In an interview with the BBC, Scully referenced areas of east London and Birmingham as containing “no-go areas” enforced by local Muslims “abusing their religion,” the Daily Telegraph reported on Tuesday.

“If you look at parts of Tower Hamlets, for example, where there are no-go areas, parts of Birmingham Sparkhill, where there are no-go areas, mainly because of doctrine, mainly because of people using, abusing in many ways, their religion to … because it is not the doctrine of Islam, to espouse what some of these people are saying,” he said. “That, I think, is the concern that needs to be addressed.”

Scully was responding to the recent sacking of MP Lee Anderson, who had claimed that Islamists had “got control” of London Mayor Sadiq Khan.

Sully’s comments were condemned by Labour and Conservative figures representing the areas referenced by him.

Andy Street, the Conservative mayor of the West Midlands, said “those in Westminster” should “stop the nonsense slurs.”
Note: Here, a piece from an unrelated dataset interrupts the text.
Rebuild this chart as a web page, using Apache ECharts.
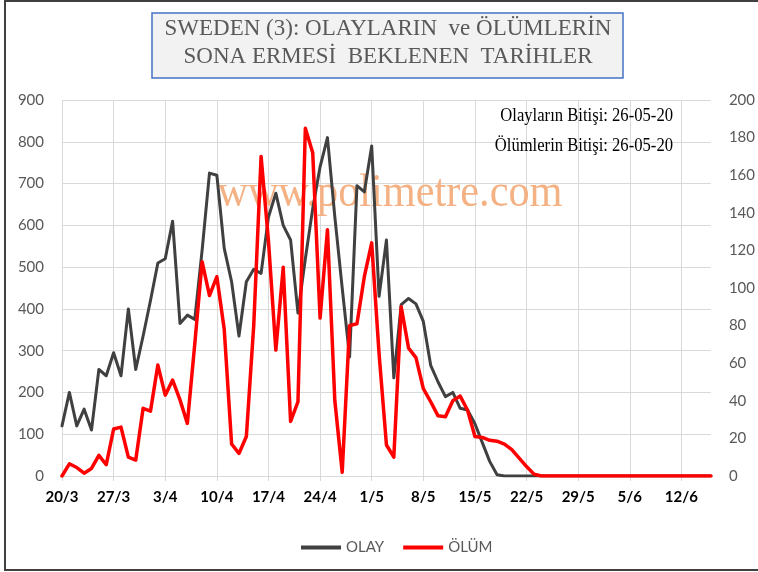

He added: “The idea that Birmingham has a ‘no-go’ zone is news to me, and I suspect the good people of Sparkhill.”

Labour’ Jess Phillips said: “As one of the MPs for Sparkhill, I am expecting an apology for this utter drivel. My kids hang out in Sparkhill day and night, never had a moment’s worry.

“I go there weekly and live literally a five-minute walk from there and used to live there myself.”

Scully also claimed that the Conservative Party did not have a problem with Islamophobia.